Placing his left hand on the family Bible, which was held by his brother Mike, McGarry raised his right hand and solemnly swore to support the Constitution of the United States and the Constitution of the Commonwealth of Virginia.
The Constitution, McGarry said in his remarks, serves as a guide for practitioners of the law.
“The preamble to the Constitution includes the purposes of the Constitution,” McGarry said to the packed courtroom. “One of them is ‘to secure the blessings of liberty.’ All of the laws in the country flow down from that Constitution that begins with that statement, that we’re here to secure the blessings of liberty … courts are where people come to ensure their blessings of liberty are being upheld. The courts allow citizens to resolve their disputes here in a civil and proper and fair manner.”
The courts, he said, are important to the community because, in a courtroom, “everybody is equal. You walk into court on equal footing with everybody else and you have the chance to have your day in court. The commonwealth’s attorney is no better than the defendant when they walk into court. The rich people have no more power than the poor people. The corporations are no greater than the individuals. The color of your skin doesn’t matter … it’s the person who sits up here on the bench that is charged with the responsibility of making sure that happens … if the person on the bench is not making sure that everybody is getting fair treatment, then your community is not governed by the rule of law.
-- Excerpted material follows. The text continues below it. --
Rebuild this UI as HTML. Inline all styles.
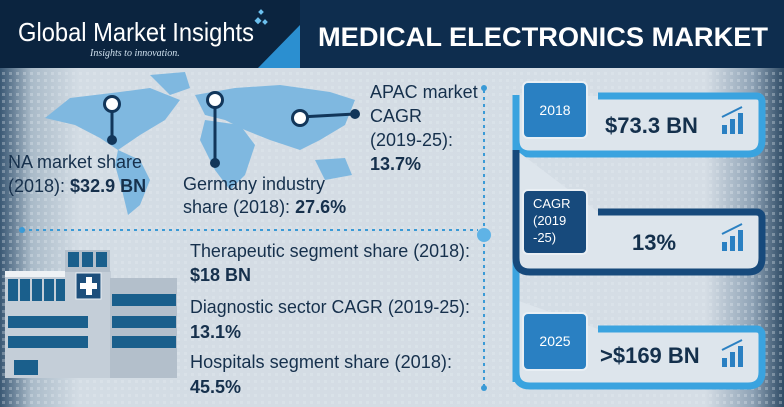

“I am honored to be trusted with that duty. To me, it’s essential that the judge is one who is fair, impartial, knowledgeable of the law … and that that judge executes those duties to the benefit of the community. I’m honored to be entrusted with this obligation,” McGarry said. “My promise is that every time I put on the robe, I will strive to do everything I can to live up to that expectation.”
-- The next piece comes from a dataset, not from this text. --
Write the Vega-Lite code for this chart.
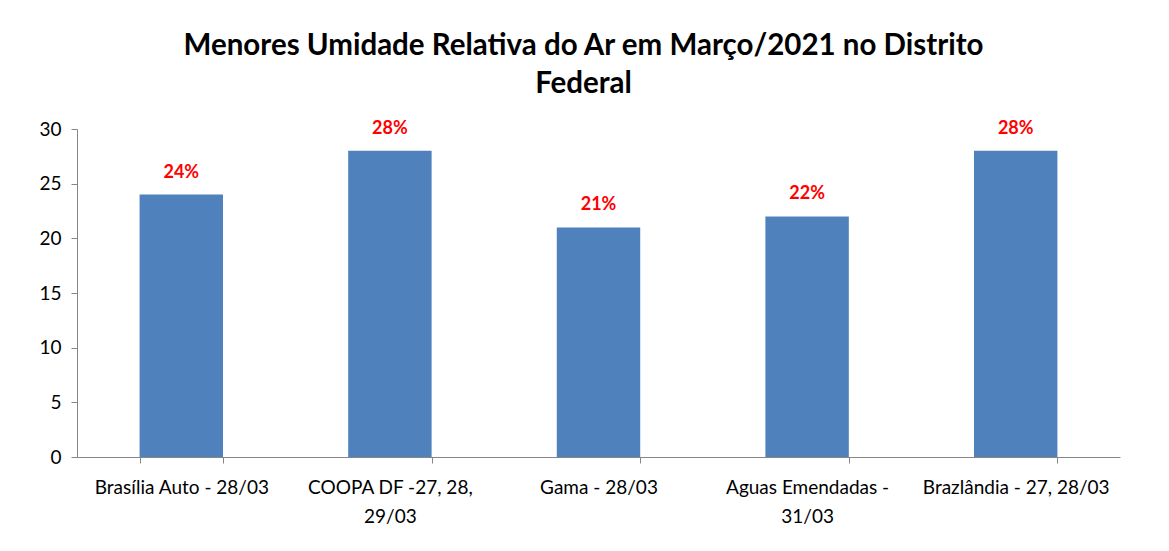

A native of Louisiana, McGarry and his wife, Donna, moved to Virginia to attend law school. He credited Donna with caring for their three young children while he studied during his time at Washington and Lee University. After graduation, McGarry joined the firm of Young, Haskins, Gregory, Mann & Wall in Martinsville.
McGarry’s daughter, Lauren, now Martinsville’s assistant public defender, served as the master of ceremonies for the proceedings. Though his sons were not at the ceremony, McGarry thanked all three of his children. Raising them, he said, helped him perfect his judicial voice. “I am proud of all of them,” he said.
McGarry also thanked Dels. Wren Williams (who attended the ceremony), Danny Marshall and Les Adams, as well as State Sen. Bill Stanley for their support of his appointment.
“While the legislature was wise in appointing me, they were even wiser in realizing that, right before you’re going to appoint McGarry to the circuit court bench, we need to expand the court of appeals and give everybody the right to appeal everything,” McGarry joked. “I know there’s a connection there.”
The judge also acknowledged his clerks and his fellow judges as well as his predecessor, Judge Williams. “I’ve got big shoes to fill. I really do,” he said.
While McGarry’s mother, who is in poor health, was unable to attend the ceremony, his father, Rod McGarry, presented a gavel to his son. “Many of you refer to him as ‘your honor,’ my honor is having him as my son,” he said.
Rod McGarry explained the gavel belong to his father, also named James McGarry, who served as a county attorney in Kentucky in addition to having a private practice. Rod McGarry said he often went to his father’s office where he would see the gavel, though what he used it for was uncertain “because he was not a judge,” he said, eliciting laughter from the audience.
“I want to pass it on to you, Jimmy,” he said, his voice choked with emotion and tears filling his eyes. “I think your grandfather would be happy to know that you have it.”
“Thank you, Dad,” McGarry said. “I’m honored to use this gavel on the bench.”
McGarry’s new appointment left a vacancy on the Henry County General District Court bench, which was filled by Patrick County Commonwealth’s Attorney Stephanie Brinegar-Vipperman.